I still have my fingers crossed -- in New England, March can be the worst winter month, and it often is -- but with January drawing to a close and Living Earth telling me that temps are going to climb into the low fifties tomorrow, I say “Let’s have more winters like this one!”
It’s good that I’ve had to write just two checks to the plow guy so far this winter, and it’s better that I’ve had to shovel my front walk exactly once. The worst of winter so far has been a bad week-long cold snap during which temperatures didn’t get out of the single digits -- we were so mollycoddled by this winter that we all complained about this cold spell, but I have lived through far worse. I recall one December out at the old house when, for the solid month, it never broke zero degrees during the day and typically reached twenty below or worse every night.
Back then my mother and I had the two horses and pony to care for that belonged to my sister, although she had abandoned them, left them behind with us when she went off and got married. Another thing to “thank” that insufferable bitch for.
That winter, we had to haul piping hot water from the house to the barn for the animals to drink, because the water in their buckets froze almost faster than they could drink it. Caring for animals that live outdoors will give you personal experiences with cold weather that you would rather not have.
There was also a goat in our menagerie for a while. I don’t know how we got her, or whose idea she was. She wasn’t my idea. None of the farm animals were my idea, and yet for years I cared for them because that’s what you do when people in your family have Crazy Ideas about wanting to be Farmers and then go off and leave you holding the bag. All my life I’ve been the one in the family left holding the bag. Is it any wonder that I am taking time for myself now, finally, in my fifties?
Goat didn’t serve any useful purpose. Like the rest of the barn animals after a certain point, she was just a responsibility. One night during that horribly cold month we went out and called for Goat and she didn’t come. We went for flashlights and found her dead right beside the barn.
Death was a regular visitor to The Barn, but I never get used to seeing that bastard turn up. To this day -- I know he walks everywhere and can appear at any time, but for me Mister Death still wears a winter face and pulls a winter cloak around his bony shoulders. For me, winter is the season of death. It’s what I see and feel when I look out the window.
So, a mild winter like this one is really something to get down on my knees and thank the powers that be for. It’s something worth taking note of. I know that Global Warming is a terrible thing -- but, boy howdy, if this is a side effect of Global Warming then I’m going to be using more aerosol spray cans in the future!
As strong as my ties were to the old house, on days like this I’m powerfully thankful that I never had to spend a winter out there alone. The place was so isolated that you could look out of the windows on a winter night and feel like you were living on the North Pole. On nights when the full moon shone down on the ice-hard snow it could be beautiful, but the feeling that you were marooned in the universe was deep.

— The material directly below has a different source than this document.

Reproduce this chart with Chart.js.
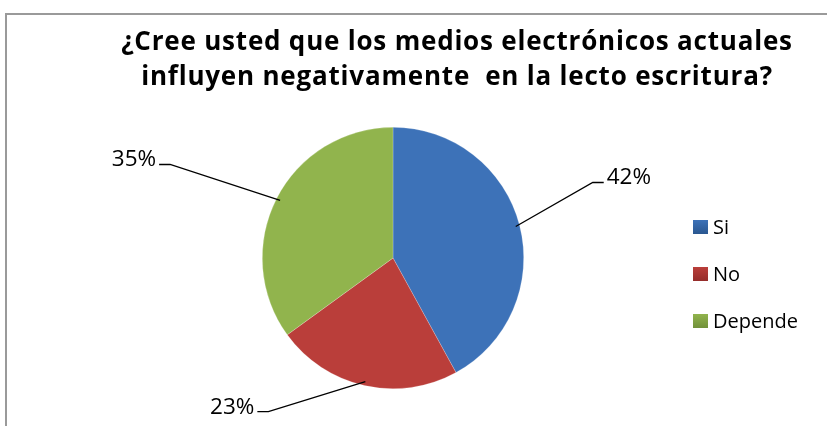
<!DOCTYPE html>
<html>
<head>
<meta charset="utf-8">
<script src="https://cdn.jsdelivr.net/npm/chart.js@4/dist/chart.umd.min.js"></script>
<style>
  html, body { margin: 0; padding: 0; background: #fff; }
  #wrap { width: 827px; height: 426px; position: relative; }
</style>
</head>
<body>
<div id="wrap"><canvas id="pieChart" width="827" height="426"></canvas></div>
<script>
const categories = ['Si', 'No', 'Depende'];
const percentValues = [42, 23, 35];
const titleLines = ['¿Cree usted que los medios electrónicos actuales', 'influyen negativamente  en la lecto escritura?'];

const baseColors = ['#3d72b8', '#ba3e3a', '#91b44d'];
const edgeColors = ['#2a5790', '#952d2b', '#71913a'];

// where each label's leader line bends, relative to the slice edge
const leaderOffsets = [[77, -44], [-97, 30], [-110, -36]];

// Radial shading so slices look a bit like the bevelled office pie
function sliceFill(context) {
    const chart = context.chart;
    const arc = chart.getDatasetMeta(0).data[context.dataIndex];
    if (!arc || !arc.outerRadius) return baseColors[context.dataIndex];
    const g = chart.ctx.createRadialGradient(arc.x, arc.y, 0, arc.x, arc.y, arc.outerRadius);
    g.addColorStop(0, baseColors[context.dataIndex]);
    g.addColorStop(0.84, baseColors[context.dataIndex]);
    g.addColorStop(1, edgeColors[context.dataIndex]);
    return g;
}

const frameAndTitle = {
    id: 'frameAndTitle',
    beforeDraw(chart) {
        const ctx = chart.ctx;
        ctx.save();
        ctx.fillStyle = '#fff';
        ctx.fillRect(0, 0, chart.width, chart.height);
        ctx.strokeStyle = '#9a9a9a';
        ctx.lineWidth = 2;
        ctx.strokeRect(6, 14, chart.width + 10, chart.height + 10);
        ctx.fillStyle = '#000';
        ctx.font = 'bold 26px "Open Sans", sans-serif';
        ctx.letterSpacing = '0.8px';
        ctx.textAlign = 'center';
        ctx.textBaseline = 'alphabetic';
        ctx.fillText(titleLines[0], 457, 50);
        ctx.fillText(titleLines[1], 457, 85);
        ctx.restore();
    }
};

const leaderLabels = {
    id: 'leaderLabels',
    afterDatasetsDraw(chart) {
        const ctx = chart.ctx;
        const arcs = chart.getDatasetMeta(0).data;
        ctx.save();
        ctx.strokeStyle = '#000';
        ctx.lineWidth = 1.3;
        ctx.fillStyle = '#000';
        ctx.font = '22.5px "Open Sans", sans-serif';
        ctx.textBaseline = 'alphabetic';
        arcs.forEach((arc, i) => {
            const mid = (arc.startAngle + arc.endAngle) / 2;
            const ex = arc.x + Math.cos(mid) * (arc.outerRadius - 4);
            const ey = arc.y + Math.sin(mid) * (arc.outerRadius - 4);
            const bx = ex + leaderOffsets[i][0];
            const by = ey + leaderOffsets[i][1];
            const dir = bx > arc.x ? 1 : -1;
            const tx = bx + dir * 11;
            ctx.beginPath();
            ctx.moveTo(ex, ey);
            ctx.lineTo(bx, by);
            ctx.lineTo(tx, by);
            ctx.stroke();
            ctx.textAlign = dir > 0 ? 'left' : 'right';
            ctx.fillText(percentValues[i] + '%', tx + dir * 3, by + 2);
        });
        ctx.restore();
    }
};

const sideLegend = {
    id: 'sideLegend',
    afterDraw(chart) {
        const ctx = chart.ctx;
        ctx.save();
        ctx.font = '20px "Open Sans", sans-serif';
        ctx.textAlign = 'left';
        ctx.textBaseline = 'alphabetic';
        categories.forEach((name, i) => {
            const y = 234 + i * 47;
            const g = ctx.createLinearGradient(0, y - 14, 0, y);
            g.addColorStop(0, baseColors[i]);
            g.addColorStop(1, edgeColors[i]);
            ctx.fillStyle = g;
            ctx.fillRect(693, y - 14, 15, 14);
            ctx.fillStyle = '#000';
            ctx.fillText(name, 713, y);
        });
        ctx.restore();
    }
};

new Chart(document.getElementById('pieChart'), {
    type: 'pie',
    data: {
        labels: categories,
        datasets: [{
            data: percentValues,
            backgroundColor: sliceFill,
            borderWidth: 0.6,
            borderColor: 'rgba(255,255,255,0.35)'
        }]
    },
    options: {
        responsive: false,
        animation: false,
        layout: { padding: { left: 262, right: 303, top: 127, bottom: 37 } },
        plugins: {
            legend: { display: false },
            title: { display: false },
            tooltip: { enabled: false }
        }
    },
    plugins: [frameAndTitle, leaderLabels, sideLegend]
});
</script>
</body>
</html>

Here in town, even late at night when I am the only person awake in the whole neighborhood and the silence is broken only rarely by a passing car, I know that I’m not alone. It takes some of the Death out of winter to have neighbors nearby, even if you don’t know them and never will.
Take that, Winter! You old bastard! -- P.S. I’ve noticed that there’s still some light in the sky at 5:00 PM now. I hope I’m not jinxing us all by typing it, but I think we have this one about licked!